[Begin]

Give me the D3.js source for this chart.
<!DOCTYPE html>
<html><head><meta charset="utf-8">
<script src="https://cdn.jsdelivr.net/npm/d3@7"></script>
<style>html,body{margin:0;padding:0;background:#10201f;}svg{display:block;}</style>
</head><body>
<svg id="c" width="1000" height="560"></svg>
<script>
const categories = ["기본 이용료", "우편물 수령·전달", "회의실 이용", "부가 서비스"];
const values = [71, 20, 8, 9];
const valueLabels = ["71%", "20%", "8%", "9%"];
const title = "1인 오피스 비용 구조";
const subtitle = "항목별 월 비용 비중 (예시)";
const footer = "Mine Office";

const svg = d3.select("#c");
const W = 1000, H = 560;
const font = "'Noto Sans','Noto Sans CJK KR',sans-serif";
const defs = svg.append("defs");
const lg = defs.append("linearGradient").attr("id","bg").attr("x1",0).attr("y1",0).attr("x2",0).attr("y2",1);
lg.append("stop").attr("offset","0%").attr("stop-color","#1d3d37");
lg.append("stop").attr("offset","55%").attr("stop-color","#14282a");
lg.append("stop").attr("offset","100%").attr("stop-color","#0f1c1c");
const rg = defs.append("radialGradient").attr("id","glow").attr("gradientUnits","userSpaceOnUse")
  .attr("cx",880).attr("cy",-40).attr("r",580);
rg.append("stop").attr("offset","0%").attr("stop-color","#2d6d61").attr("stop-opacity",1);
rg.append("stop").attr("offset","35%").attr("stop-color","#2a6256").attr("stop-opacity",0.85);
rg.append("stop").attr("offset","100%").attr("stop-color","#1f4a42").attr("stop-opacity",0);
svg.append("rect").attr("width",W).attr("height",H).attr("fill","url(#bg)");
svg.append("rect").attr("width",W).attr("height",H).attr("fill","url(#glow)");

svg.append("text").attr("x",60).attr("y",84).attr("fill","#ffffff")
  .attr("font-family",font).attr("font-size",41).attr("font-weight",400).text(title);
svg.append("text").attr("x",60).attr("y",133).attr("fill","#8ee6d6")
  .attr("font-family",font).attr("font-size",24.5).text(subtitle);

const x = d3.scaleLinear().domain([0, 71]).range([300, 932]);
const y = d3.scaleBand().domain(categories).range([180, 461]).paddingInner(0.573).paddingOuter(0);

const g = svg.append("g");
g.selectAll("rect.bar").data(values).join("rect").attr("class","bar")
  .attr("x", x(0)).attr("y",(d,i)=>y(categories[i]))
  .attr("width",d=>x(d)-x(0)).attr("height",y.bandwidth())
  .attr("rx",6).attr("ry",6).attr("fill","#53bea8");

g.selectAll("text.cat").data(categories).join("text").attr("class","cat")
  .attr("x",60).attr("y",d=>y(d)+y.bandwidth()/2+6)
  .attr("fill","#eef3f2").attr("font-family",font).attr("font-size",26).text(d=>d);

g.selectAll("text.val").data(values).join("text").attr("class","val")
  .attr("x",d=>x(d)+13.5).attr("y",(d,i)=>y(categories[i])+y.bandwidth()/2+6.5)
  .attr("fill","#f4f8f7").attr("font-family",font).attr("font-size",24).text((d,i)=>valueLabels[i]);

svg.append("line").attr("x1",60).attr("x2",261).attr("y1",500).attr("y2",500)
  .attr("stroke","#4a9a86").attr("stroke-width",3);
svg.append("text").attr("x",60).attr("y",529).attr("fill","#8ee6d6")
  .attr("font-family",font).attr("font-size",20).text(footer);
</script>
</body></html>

[End]

_WORK TO BE COMPLETED_
The listing above should be transcribed in full, exactly as written.

_WRITTEN SOLUTION_
Give me the D3.js source for this chart.
<!DOCTYPE html>
<html><head><meta charset="utf-8">
<script src="https://cdn.jsdelivr.net/npm/d3@7"></script>
<style>html,body{margin:0;padding:0;background:#10201f;}svg{display:block;}</style>
</head><body>
<svg id="c" width="1000" height="560"></svg>
<script>
const categories = ["기본 이용료", "우편물 수령·전달", "회의실 이용", "부가 서비스"];
const values = [71, 20, 8, 9];
const valueLabels = ["71%", "20%", "8%", "9%"];
const title = "1인 오피스 비용 구조";
const subtitle = "항목별 월 비용 비중 (예시)";
const footer = "Mine Office";

const svg = d3.select("#c");
const W = 1000, H = 560;
const font = "'Noto Sans','Noto Sans CJK KR',sans-serif";
const defs = svg.append("defs");
const lg = defs.append("linearGradient").attr("id","bg").attr("x1",0).attr("y1",0).attr("x2",0).attr("y2",1);
lg.append("stop").attr("offset","0%").attr("stop-color","#1d3d37");
lg.append("stop").attr("offset","55%").attr("stop-color","#14282a");
lg.append("stop").attr("offset","100%").attr("stop-color","#0f1c1c");
const rg = defs.append("radialGradient").attr("id","glow").attr("gradientUnits","userSpaceOnUse")
  .attr("cx",880).attr("cy",-40).attr("r",580);
rg.append("stop").attr("offset","0%").attr("stop-color","#2d6d61").attr("stop-opacity",1);
rg.append("stop").attr("offset","35%").attr("stop-color","#2a6256").attr("stop-opacity",0.85);
rg.append("stop").attr("offset","100%").attr("stop-color","#1f4a42").attr("stop-opacity",0);
svg.append("rect").attr("width",W).attr("height",H).attr("fill","url(#bg)");
svg.append("rect").attr("width",W).attr("height",H).attr("fill","url(#glow)");

svg.append("text").attr("x",60).attr("y",84).attr("fill","#ffffff")
  .attr("font-family",font).attr("font-size",41).attr("font-weight",400).text(title);
svg.append("text").attr("x",60).attr("y",133).attr("fill","#8ee6d6")
  .attr("font-family",font).attr("font-size",24.5).text(subtitle);

const x = d3.scaleLinear().domain([0, 71]).range([300, 932]);
const y = d3.scaleBand().domain(categories).range([180, 461]).paddingInner(0.573).paddingOuter(0);

const g = svg.append("g");
g.selectAll("rect.bar").data(values).join("rect").attr("class","bar")
  .attr("x", x(0)).attr("y",(d,i)=>y(categories[i]))
  .attr("width",d=>x(d)-x(0)).attr("height",y.bandwidth())
  .attr("rx",6).attr("ry",6).attr("fill","#53bea8");

g.selectAll("text.cat").data(categories).join("text").attr("class","cat")
  .attr("x",60).attr("y",d=>y(d)+y.bandwidth()/2+6)
  .attr("fill","#eef3f2").attr("font-family",font).attr("font-size",26).text(d=>d);

g.selectAll("text.val").data(values).join("text").attr("class","val")
  .attr("x",d=>x(d)+13.5).attr("y",(d,i)=>y(categories[i])+y.bandwidth()/2+6.5)
  .attr("fill","#f4f8f7").attr("font-family",font).attr("font-size",24).text((d,i)=>valueLabels[i]);

svg.append("line").attr("x1",60).attr("x2",261).attr("y1",500).attr("y2",500)
  .attr("stroke","#4a9a86").attr("stroke-width",3);
svg.append("text").attr("x",60).attr("y",529).attr("fill","#8ee6d6")
  .attr("font-family",font).attr("font-size",20).text(footer);
</script>
</body></html>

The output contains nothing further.